▸ **TASK PROMPT**:
Only the pictures are omitted; repeat all other data exactly.

::: DATA SHOWN :::

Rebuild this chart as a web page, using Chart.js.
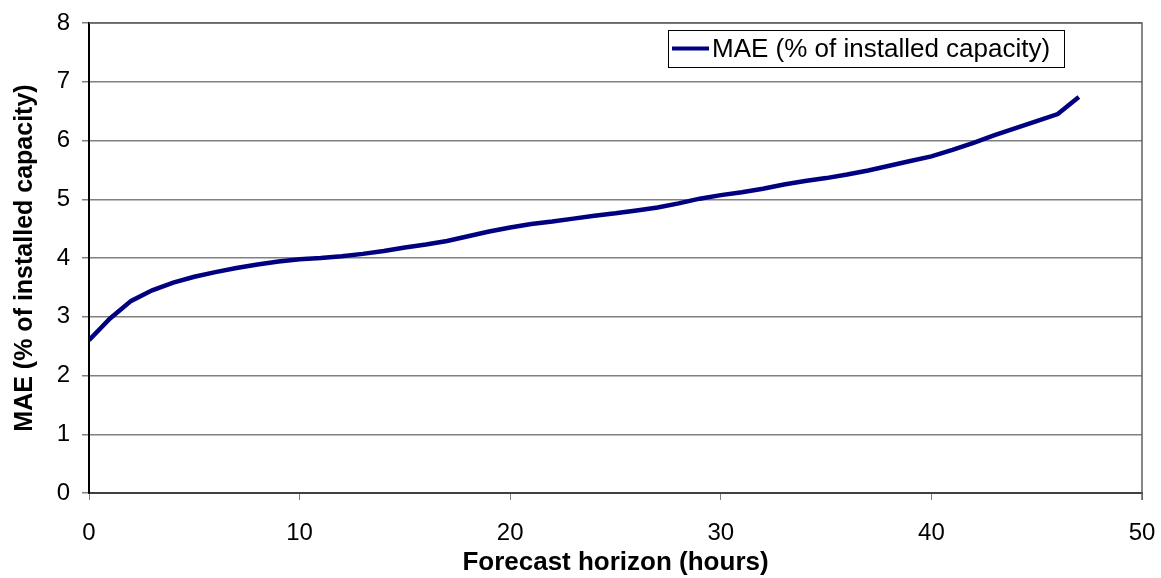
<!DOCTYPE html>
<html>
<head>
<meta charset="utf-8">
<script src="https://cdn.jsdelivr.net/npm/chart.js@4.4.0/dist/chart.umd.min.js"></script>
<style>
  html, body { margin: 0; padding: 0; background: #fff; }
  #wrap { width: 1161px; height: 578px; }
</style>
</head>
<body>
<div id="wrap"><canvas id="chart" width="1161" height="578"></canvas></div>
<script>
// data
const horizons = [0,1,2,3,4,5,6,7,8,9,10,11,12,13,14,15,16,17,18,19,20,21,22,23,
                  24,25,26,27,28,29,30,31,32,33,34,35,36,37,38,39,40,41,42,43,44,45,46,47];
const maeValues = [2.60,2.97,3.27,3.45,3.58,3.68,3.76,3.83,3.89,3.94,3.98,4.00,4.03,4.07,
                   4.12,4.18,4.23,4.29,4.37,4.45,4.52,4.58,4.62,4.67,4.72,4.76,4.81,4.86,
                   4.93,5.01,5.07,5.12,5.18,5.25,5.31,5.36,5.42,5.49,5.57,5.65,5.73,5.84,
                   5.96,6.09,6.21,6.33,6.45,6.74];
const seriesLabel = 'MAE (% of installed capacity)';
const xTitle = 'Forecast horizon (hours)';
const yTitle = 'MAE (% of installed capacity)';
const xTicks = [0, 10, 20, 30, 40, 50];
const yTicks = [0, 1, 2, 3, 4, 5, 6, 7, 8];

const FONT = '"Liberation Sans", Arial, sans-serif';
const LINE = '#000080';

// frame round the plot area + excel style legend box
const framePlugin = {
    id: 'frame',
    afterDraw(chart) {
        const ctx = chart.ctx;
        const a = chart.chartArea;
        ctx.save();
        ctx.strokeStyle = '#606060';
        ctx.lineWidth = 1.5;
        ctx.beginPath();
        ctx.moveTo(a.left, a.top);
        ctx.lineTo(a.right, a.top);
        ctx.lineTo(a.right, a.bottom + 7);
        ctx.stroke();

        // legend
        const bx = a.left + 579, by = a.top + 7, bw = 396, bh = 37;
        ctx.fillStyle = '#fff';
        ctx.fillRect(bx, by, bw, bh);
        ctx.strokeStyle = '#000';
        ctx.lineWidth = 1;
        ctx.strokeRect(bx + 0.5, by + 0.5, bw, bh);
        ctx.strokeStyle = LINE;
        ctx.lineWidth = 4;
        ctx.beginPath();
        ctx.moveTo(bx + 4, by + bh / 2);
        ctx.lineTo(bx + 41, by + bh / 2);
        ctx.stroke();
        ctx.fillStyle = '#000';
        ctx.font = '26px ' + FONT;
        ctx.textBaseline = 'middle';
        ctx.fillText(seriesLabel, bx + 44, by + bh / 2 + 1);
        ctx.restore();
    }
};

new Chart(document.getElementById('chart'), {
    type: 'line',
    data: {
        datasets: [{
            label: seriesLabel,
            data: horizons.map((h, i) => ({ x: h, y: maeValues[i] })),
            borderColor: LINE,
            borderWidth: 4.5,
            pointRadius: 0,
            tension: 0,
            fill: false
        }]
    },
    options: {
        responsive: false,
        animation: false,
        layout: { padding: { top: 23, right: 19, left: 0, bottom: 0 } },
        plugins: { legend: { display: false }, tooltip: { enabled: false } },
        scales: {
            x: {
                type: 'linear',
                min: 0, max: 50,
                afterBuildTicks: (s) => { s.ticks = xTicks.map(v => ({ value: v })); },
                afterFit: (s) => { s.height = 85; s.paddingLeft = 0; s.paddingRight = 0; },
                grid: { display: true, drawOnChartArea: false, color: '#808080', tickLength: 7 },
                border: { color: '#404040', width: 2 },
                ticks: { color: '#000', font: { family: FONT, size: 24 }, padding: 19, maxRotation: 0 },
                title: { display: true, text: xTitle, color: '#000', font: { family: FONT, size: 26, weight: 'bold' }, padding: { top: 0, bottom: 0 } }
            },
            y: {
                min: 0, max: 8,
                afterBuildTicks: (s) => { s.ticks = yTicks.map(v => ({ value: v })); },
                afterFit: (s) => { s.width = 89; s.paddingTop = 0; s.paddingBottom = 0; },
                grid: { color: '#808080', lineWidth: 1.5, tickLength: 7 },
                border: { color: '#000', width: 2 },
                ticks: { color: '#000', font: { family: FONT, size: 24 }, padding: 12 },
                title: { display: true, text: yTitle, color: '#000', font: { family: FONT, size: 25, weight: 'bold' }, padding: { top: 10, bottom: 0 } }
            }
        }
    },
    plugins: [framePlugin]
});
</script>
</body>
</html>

:::

▸ **RESPONSE TO THIS EXERCISE**:
Rebuild this chart as a web page, using Chart.js.
<!DOCTYPE html>
<html>
<head>
<meta charset="utf-8">
<script src="https://cdn.jsdelivr.net/npm/chart.js@4.4.0/dist/chart.umd.min.js"></script>
<style>
  html, body { margin: 0; padding: 0; background: #fff; }
  #wrap { width: 1161px; height: 578px; }
</style>
</head>
<body>
<div id="wrap"><canvas id="chart" width="1161" height="578"></canvas></div>
<script>
// data
const horizons = [0,1,2,3,4,5,6,7,8,9,10,11,12,13,14,15,16,17,18,19,20,21,22,23,
                  24,25,26,27,28,29,30,31,32,33,34,35,36,37,38,39,40,41,42,43,44,45,46,47];
const maeValues = [2.60,2.97,3.27,3.45,3.58,3.68,3.76,3.83,3.89,3.94,3.98,4.00,4.03,4.07,
                   4.12,4.18,4.23,4.29,4.37,4.45,4.52,4.58,4.62,4.67,4.72,4.76,4.81,4.86,
                   4.93,5.01,5.07,5.12,5.18,5.25,5.31,5.36,5.42,5.49,5.57,5.65,5.73,5.84,
                   5.96,6.09,6.21,6.33,6.45,6.74];
const seriesLabel = 'MAE (% of installed capacity)';
const xTitle = 'Forecast horizon (hours)';
const yTitle = 'MAE (% of installed capacity)';
const xTicks = [0, 10, 20, 30, 40, 50];
const yTicks = [0, 1, 2, 3, 4, 5, 6, 7, 8];

const FONT = '"Liberation Sans", Arial, sans-serif';
const LINE = '#000080';

// frame round the plot area + excel style legend box
const framePlugin = {
    id: 'frame',
    afterDraw(chart) {
        const ctx = chart.ctx;
        const a = chart.chartArea;
        ctx.save();
        ctx.strokeStyle = '#606060';
        ctx.lineWidth = 1.5;
        ctx.beginPath();
        ctx.moveTo(a.left, a.top);
        ctx.lineTo(a.right, a.top);
        ctx.lineTo(a.right, a.bottom + 7);
        ctx.stroke();

        // legend
        const bx = a.left + 579, by = a.top + 7, bw = 396, bh = 37;
        ctx.fillStyle = '#fff';
        ctx.fillRect(bx, by, bw, bh);
        ctx.strokeStyle = '#000';
        ctx.lineWidth = 1;
        ctx.strokeRect(bx + 0.5, by + 0.5, bw, bh);
        ctx.strokeStyle = LINE;
        ctx.lineWidth = 4;
        ctx.beginPath();
        ctx.moveTo(bx + 4, by + bh / 2);
        ctx.lineTo(bx + 41, by + bh / 2);
        ctx.stroke();
        ctx.fillStyle = '#000';
        ctx.font = '26px ' + FONT;
        ctx.textBaseline = 'middle';
        ctx.fillText(seriesLabel, bx + 44, by + bh / 2 + 1);
        ctx.restore();
    }
};

new Chart(document.getElementById('chart'), {
    type: 'line',
    data: {
        datasets: [{
            label: seriesLabel,
            data: horizons.map((h, i) => ({ x: h, y: maeValues[i] })),
            borderColor: LINE,
            borderWidth: 4.5,
            pointRadius: 0,
            tension: 0,
            fill: false
        }]
    },
    options: {
        responsive: false,
        animation: false,
        layout: { padding: { top: 23, right: 19, left: 0, bottom: 0 } },
        plugins: { legend: { display: false }, tooltip: { enabled: false } },
        scales: {
            x: {
                type: 'linear',
                min: 0, max: 50,
                afterBuildTicks: (s) => { s.ticks = xTicks.map(v => ({ value: v })); },
                afterFit: (s) => { s.height = 85; s.paddingLeft = 0; s.paddingRight = 0; },
                grid: { display: true, drawOnChartArea: false, color: '#808080', tickLength: 7 },
                border: { color: '#404040', width: 2 },
                ticks: { color: '#000', font: { family: FONT, size: 24 }, padding: 19, maxRotation: 0 },
                title: { display: true, text: xTitle, color: '#000', font: { family: FONT, size: 26, weight: 'bold' }, padding: { top: 0, bottom: 0 } }
            },
            y: {
                min: 0, max: 8,
                afterBuildTicks: (s) => { s.ticks = yTicks.map(v => ({ value: v })); },
                afterFit: (s) => { s.width = 89; s.paddingTop = 0; s.paddingBottom = 0; },
                grid: { color: '#808080', lineWidth: 1.5, tickLength: 7 },
                border: { color: '#000', width: 2 },
                ticks: { color: '#000', font: { family: FONT, size: 24 }, padding: 12 },
                title: { display: true, text: yTitle, color: '#000', font: { family: FONT, size: 25, weight: 'bold' }, padding: { top: 10, bottom: 0 } }
            }
        }
    },
    plugins: [framePlugin]
});
</script>
</body>
</html>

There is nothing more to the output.